Askerler dışından kalkışmaya katılan polisler hakkında da açılmış davalar bulunuyor. Darbe davalarında Cumhurbaşkanı Tayip Erdoğan, TBMM Başkanlığı ve hükümet üyeleri başta olmak üzere zarar gören devlet ve özel kurumlar mağdur ve müşteki olarak yer alıyor. Müşteki avukatlarının yanı sıra bazı sivil toplum kuruluşları da davaları takip ediyor. Darbe davaları Ankara'da Sincan, İstanbul'da Silivri, İzmir'de Aliağa cezaevleri kampüslerinde yapılan duruşma salonlarında görülüyor.

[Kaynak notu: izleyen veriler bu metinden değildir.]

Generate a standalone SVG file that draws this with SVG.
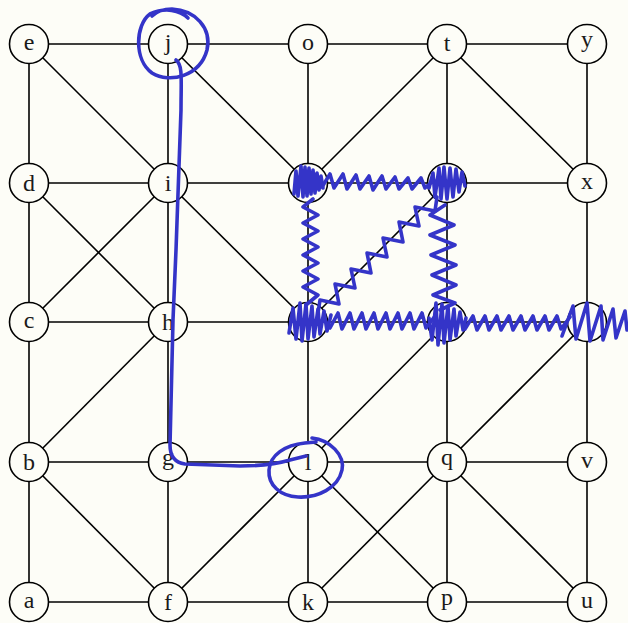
<svg xmlns="http://www.w3.org/2000/svg" width="628" height="623" viewBox="0 0 628 623">
<style>
.bg{fill:#fdfdf7}
#edges line{stroke:#000;stroke-width:1.6}
.nd circle{fill:#fdfdf7;stroke:#000;stroke-width:1.6}
.nd text{font-family:"Liberation Serif","DejaVu Serif",serif;font-size:24px;text-anchor:middle;fill:#1a1a1a}
.bl{fill:none;stroke:#3434c8;stroke-width:3.6;stroke-linecap:round;stroke-linejoin:round}
</style>
<rect class="bg" x="0" y="0" width="628" height="623"/>
<g id="edges">
<line x1="29" y1="44" x2="168" y2="44"/><line x1="168" y1="44" x2="308" y2="44"/><line x1="308" y1="44" x2="447" y2="44"/><line x1="447" y1="44" x2="587" y2="44"/>
<line x1="29" y1="183" x2="168" y2="183"/><line x1="168" y1="183" x2="308" y2="183"/><line x1="308" y1="183" x2="447" y2="183"/><line x1="447" y1="183" x2="587" y2="183"/>
<line x1="29" y1="322" x2="168" y2="322"/><line x1="168" y1="322" x2="308" y2="322"/><line x1="308" y1="322" x2="447" y2="322"/><line x1="447" y1="322" x2="587" y2="322"/>
<line x1="29" y1="462" x2="168" y2="462"/><line x1="168" y1="462" x2="308" y2="462"/><line x1="308" y1="462" x2="447" y2="462"/><line x1="447" y1="462" x2="587" y2="462"/>
<line x1="29" y1="602" x2="168" y2="602"/><line x1="168" y1="602" x2="308" y2="602"/><line x1="308" y1="602" x2="447" y2="602"/><line x1="447" y1="602" x2="587" y2="602"/>
<line x1="29" y1="44" x2="29" y2="183"/><line x1="29" y1="183" x2="29" y2="322"/><line x1="29" y1="322" x2="29" y2="462"/><line x1="29" y1="462" x2="29" y2="602"/>
<line x1="168" y1="44" x2="168" y2="183"/><line x1="168" y1="183" x2="168" y2="322"/><line x1="168" y1="322" x2="168" y2="462"/><line x1="168" y1="462" x2="168" y2="602"/>
<line x1="308" y1="44" x2="308" y2="183"/><line x1="308" y1="183" x2="308" y2="322"/><line x1="308" y1="322" x2="308" y2="462"/><line x1="308" y1="462" x2="308" y2="602"/>
<line x1="447" y1="44" x2="447" y2="183"/><line x1="447" y1="183" x2="447" y2="322"/><line x1="447" y1="322" x2="447" y2="462"/><line x1="447" y1="462" x2="447" y2="602"/>
<line x1="587" y1="44" x2="587" y2="183"/><line x1="587" y1="183" x2="587" y2="322"/><line x1="587" y1="322" x2="587" y2="462"/><line x1="587" y1="462" x2="587" y2="602"/>
<line x1="29" y1="44" x2="168" y2="183"/>
<line x1="168" y1="44" x2="308" y2="183"/>
<line x1="29" y1="183" x2="168" y2="322"/>
<line x1="29" y1="322" x2="168" y2="183"/>
<line x1="168" y1="183" x2="308" y2="322"/>
<line x1="29" y1="462" x2="168" y2="322"/>
<line x1="29" y1="462" x2="168" y2="602"/>
<line x1="168" y1="602" x2="308" y2="462"/>
<line x1="447" y1="44" x2="308" y2="183"/>
<line x1="447" y1="44" x2="587" y2="183"/>
<line x1="447" y1="183" x2="308" y2="322"/>
<line x1="447" y1="322" x2="308" y2="462"/>
<line x1="587" y1="322" x2="447" y2="462"/>
<line x1="308" y1="462" x2="447" y2="602"/>
<line x1="447" y1="462" x2="308" y2="602"/>
<line x1="447" y1="462" x2="587" y2="602"/>
</g>
<g id="node-e" class="nd"><circle cx="29" cy="44" r="19.5"/><text x="29" y="49.5">e</text></g>
<g id="node-j" class="nd"><circle cx="168" cy="44" r="19.5"/><text x="168" y="49.5">j</text></g>
<g id="node-o" class="nd"><circle cx="308" cy="44" r="19.5"/><text x="308" y="49.5">o</text></g>
<g id="node-t" class="nd"><circle cx="447" cy="44" r="19.5"/><text x="447" y="51">t</text></g>
<g id="node-y" class="nd"><circle cx="587" cy="44" r="19.5"/><text x="587" y="47">y</text></g>
<g id="node-d" class="nd"><circle cx="29" cy="183" r="19.5"/><text x="29" y="191">d</text></g>
<g id="node-i" class="nd"><circle cx="168" cy="183" r="19.5"/><text x="168" y="191">i</text></g>
<g id="node-n" class="nd"><circle cx="308" cy="183" r="19.5"/></g>
<g id="node-s" class="nd"><circle cx="447" cy="183" r="19.5"/></g>
<g id="node-x" class="nd"><circle cx="587" cy="183" r="19.5"/><text x="587" y="188.5">x</text></g>
<g id="node-c" class="nd"><circle cx="29" cy="322" r="19.5"/><text x="29" y="327.5">c</text></g>
<g id="node-h" class="nd"><circle cx="168" cy="322" r="19.5"/><text x="168" y="330">h</text></g>
<g id="node-m" class="nd"><circle cx="308" cy="322" r="19.5"/></g>
<g id="node-r" class="nd"><circle cx="447" cy="322" r="19.5"/></g>
<g id="node-w" class="nd"><circle cx="587" cy="322" r="19.5"/></g>
<g id="node-b" class="nd"><circle cx="29" cy="462" r="19.5"/><text x="29" y="470">b</text></g>
<g id="node-g" class="nd"><circle cx="168" cy="462" r="19.5"/><text x="168" y="465">g</text></g>
<g id="node-l" class="nd"><circle cx="308" cy="462" r="19.5"/><text x="308" y="470">l</text></g>
<g id="node-q" class="nd"><circle cx="447" cy="462" r="19.5"/><text x="447" y="465">q</text></g>
<g id="node-v" class="nd"><circle cx="587" cy="462" r="19.5"/><text x="587" y="467.5">v</text></g>
<g id="node-a" class="nd"><circle cx="29" cy="602" r="19.5"/><text x="29" y="607.5">a</text></g>
<g id="node-f" class="nd"><circle cx="168" cy="602" r="19.5"/><text x="168" y="610">f</text></g>
<g id="node-k" class="nd"><circle cx="308" cy="602" r="19.5"/><text x="308" y="610">k</text></g>
<g id="node-p" class="nd"><circle cx="447" cy="602" r="19.5"/><text x="447" y="605">p</text></g>
<g id="node-u" class="nd"><circle cx="587" cy="602" r="19.5"/><text x="587" y="607.5">u</text></g>
<g id="annotations" class="bl">
<path d="M188,18 C180,10 165,7 150,14 C135,25 134,60 152,73 C170,84 200,76 207,50 C212,28 195,10 172,9 C163,9 156,12 152,16"/>
<path d="M176,60 C183,65 181,80 181,110 L176,250 L173,320 L170,445 Q170,462 185,464 L240,466 Q270,466 290,460 L306,456"/>
<path d="M312,438 C330,440 345,455 342,470 C338,488 318,498 298,497 C280,496 268,485 269,470 C270,455 285,445 305,443 L316,442"/>
<path d="M294,194 L296,171 L298,196 L301,166 L303,197 L305,167 L307,196 L309,168 L311,194 L313,170 L315,193 L317,173 L319,190 L321,176 L323,188"/>
<path d="M429,188 L433,173 L435,197 L439,168 L441,199 L444,167 L447,199 L450,168 L453,197 L456,169 L459,192 L462,172 L465,186"/>
<path d="M289,333 L293,308 L296,339 L300,303 L302,341 L306,304 L308,339 L312,306 L314,337 L318,309 L320,334 L324,311 L327,331 L331,315"/>
<path d="M429,318 L432,340 L436,303 L438,345 L442,304 L444,343 L448,306 L450,340 L454,309 L456,336 L460,312 L463,330 L466,318"/>
<path d="M562,336 L573,306 L576,339 L587,303 L590,341 L601,306 L603,340 L613,309 L616,338 L625,311 L627,330"/>
<path d="M322,187 L330,174 L334,188 L343,174 L347,189 L356,175 L360,189 L369,176 L373,190 L382,176 L386,189 L395,177 L399,189 L408,178 L412,189 L421,178 L425,188 L434,180"/>
<path d="M313,199 L303,207 L318,215 L303,223 L318,231 L303,239 L318,247 L303,255 L318,263 L303,271 L318,279 L303,287 L318,295 L306,305"/>
<path d="M445,205 L430,215 L454,225 L430,235 L455,245 L431,255 L456,265 L432,275 L456,285 L433,295 L455,303 L440,310"/>
<path d="M437,197 L435,211 L415,207 L419,226 L399,222 L403,242 L383,238 L387,257 L367,253 L371,273 L351,269 L355,288 L335,284 L339,304 L320,300 L318,313"/>
<path d="M330,328 L338,313 L342,329 L350,313 L354,329 L362,313 L366,329 L374,313 L378,329 L386,313 L390,329 L398,313 L402,329 L410,313 L414,329 L422,313 L426,328 L435,316"/>
<path d="M465,329 L473,316 L477,330 L485,316 L489,330 L497,316 L501,330 L509,316 L513,330 L521,316 L525,330 L533,316 L537,330 L545,316 L549,330 L557,316 L561,329 L570,317"/>
</g>
</svg>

Muğla, Denizli, Malatya gibi bazı illerde ise Ticaret ve Sanayi Odası, Kongre ve Kültür Merkezleri veya spor salonları duruşma salonu olarak kullanılıyor.
Darbe davalarında toplam bin 52 asker, 3'er kez müebbet ve 15 yıla kadar hapis istemiyle yargılanıyor. Bu suçlar dışında ölüm, yaralama, yağma, gasp gibi suçlara karışanlar ayrıca müebbet ve yüzlerce yıl hapis cezasıyla yargılanıyor. Bir kişi kaç kişiyi şehit etmiş veya yaralamışsa her biri için ayrıca ceza isteniyor.
FETÖ ve darbe girişimiyle ilgili Türkiye genelinde yürütülen soruşturma sayısı 11 bin oldu. Sadece İstanbul'da FETÖ'yle ilgili açılan dava sayısı 700. Bugüne kadar gözaltına alınanların sayısı yaklaşık 115 bin. Tutuklu sayısı 47 binden fazla. 900'e yakın kişi ise firari. Tutukluların 10 bin 800'ü polis, 7 bin 500'ü asker (168'i general), 2 bin 600'ü hâkim ve savcı, 26 bin 200'ü sivil, 210'u da mülki idare amiri.